A Novel Deep Learning ANN Supported on Langevin-Neelakanta Machine

In the contexts of deep learning (DL) considered in artificial intelligence (AI) efforts, relevant machine learning (ML) algorithms adopted refer to using a class of deep artificial neural network (ANN) that supports a learning process exercised with an enormous set of input data (labeled and/or unlabeled) so to predict at the output details on accurate features of labeled data present in the input data set. In the present study, a deep ANN is proposed thereof conceived with certain novel considerations: The proposed deep architecture consists of a large number of consequently placed structures of paired-layers. Each layer hosts identical number of neuronal units for computation and the neuronal units are massively interconnected across the entire network.
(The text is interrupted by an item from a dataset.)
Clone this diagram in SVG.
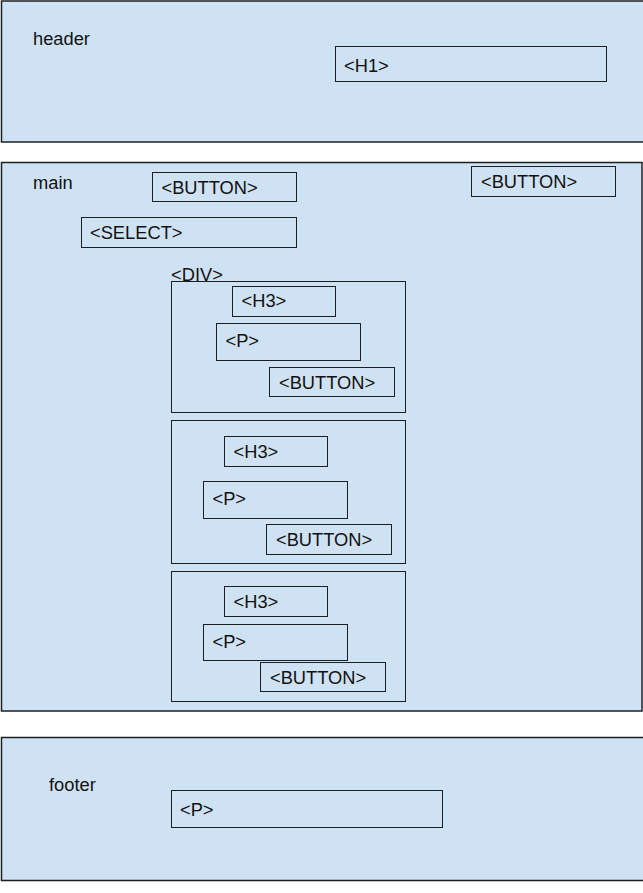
<svg xmlns="http://www.w3.org/2000/svg" width="643" height="893" viewBox="0 0 643 893">
<style>
.sec{fill:#cfe2f3;stroke:#1b1f24;stroke-width:1.5}
.box{fill:#cfe2f3;stroke:#1b1f24;stroke-width:1}
.t{font-family:"Liberation Sans",Arial,sans-serif;font-size:18.3px;fill:#111}
</style>
<rect width="643" height="893" fill="#ffffff"/>
<g id="header">
<rect class="sec" x="1.5" y="1" width="645" height="141"/>
<text class="t" x="33" y="45">header</text>
</g>
<g id="h1">
<rect class="box" x="335.5" y="46.5" width="271" height="35"/>
<text class="t" x="344" y="71.5">&lt;H1&gt;</text>
</g>
<g id="main">
<rect class="sec" x="1.5" y="162.5" width="640.5" height="548.5"/>
<text class="t" x="33" y="189">main</text>
</g>
<g id="button1">
<rect class="box" x="152.5" y="172.5" width="144" height="29"/>
<text class="t" x="161.5" y="193.5">&lt;BUTTON&gt;</text>
</g>
<g id="button2">
<rect class="box" x="471.5" y="166.5" width="144" height="30"/>
<text class="t" x="481" y="188">&lt;BUTTON&gt;</text>
</g>
<g id="select">
<rect class="box" x="81.5" y="217.5" width="215" height="30"/>
<text class="t" x="90" y="238.5">&lt;SELECT&gt;</text>
</g>
<g id="div1">
<text class="t" x="171" y="281">&lt;DIV&gt;</text>
<rect class="box" x="171.5" y="281.5" width="234" height="131"/>
</g>
<g id="h3a">
<rect class="box" x="232.5" y="286.5" width="103" height="30"/>
<text class="t" x="241.5" y="307">&lt;H3&gt;</text>
</g>
<g id="pa">
<rect class="box" x="216.5" y="323.5" width="144" height="37"/>
<text class="t" x="225.5" y="347">&lt;P&gt;</text>
</g>
<g id="buttona">
<rect class="box" x="269.5" y="367.5" width="125" height="29"/>
<text class="t" x="279" y="388.5">&lt;BUTTON&gt;</text>
</g>
<g id="div2">
<rect class="box" x="171.5" y="420.5" width="234" height="143"/>
</g>
<g id="h3b">
<rect class="box" x="224.5" y="436.5" width="103" height="30"/>
<text class="t" x="233.5" y="458">&lt;H3&gt;</text>
</g>
<g id="pb">
<rect class="box" x="203.5" y="481.5" width="144" height="37"/>
<text class="t" x="212.5" y="505">&lt;P&gt;</text>
</g>
<g id="buttonb">
<rect class="box" x="266.5" y="524.5" width="125" height="30"/>
<text class="t" x="276" y="546">&lt;BUTTON&gt;</text>
</g>
<g id="div3">
<rect class="box" x="171.5" y="571.5" width="234" height="130"/>
</g>
<g id="h3c">
<rect class="box" x="224.5" y="586.5" width="103" height="30"/>
<text class="t" x="233.5" y="608">&lt;H3&gt;</text>
</g>
<g id="pc">
<rect class="box" x="203.5" y="624.5" width="144" height="36"/>
<text class="t" x="212.5" y="648">&lt;P&gt;</text>
</g>
<g id="buttonc">
<rect class="box" x="260.5" y="662.5" width="125" height="29"/>
<text class="t" x="270" y="683.5">&lt;BUTTON&gt;</text>
</g>
<g id="footer">
<rect class="sec" x="1.5" y="737.5" width="645" height="143"/>
<text class="t" x="49" y="791">footer</text>
</g>
<g id="pfooter">
<rect class="box" x="171.5" y="790.5" width="271" height="37"/>
<text class="t" x="180" y="815.5">&lt;P&gt;</text>
</g>
<g id="connectors"></g>
</svg>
Further, each paired-layer is independently subjected to unsupervised learning (USL). Hence, commencing from the input layer-pair, the excitatory (input) data supplied flows across the interconnected neurons of paired layers, terminating eventually at the final pair of layers, where the output is recovered. That is, the converged neuronal states at any given pair is iteratively passed on to the next pair and so on. The USL suite involves collectively gathering the details of neural information across a pair of the layers constituting the network. This summed data is then limited with a specific choice of a squashing (sigmoidal) function; and, the resulting scaled value is used to adjust the coefficients of interconnection weights seeking a convergence criterion. The associated learning rate on weight adjustment is uniquely designed to facilitate fast learning towards convergence. The unique aspects of deep learning proposed here refer to: (i) Deducing the learning coefficient with a compatible algorithm so as to realize a fast convergence; and, (ii) the adopted sigmoidal function in the USL loop conforms to the heuristics of the so-called Langevin-Neelakanta machine. The paper describes the proposed deep ANN architecture with necessary details on structural considerations, sigmoidal selection, prescribing required learning rate and operational (training and predictive phase) routines. Results are furnished to demonstrate the performance efficacy of the test ANN.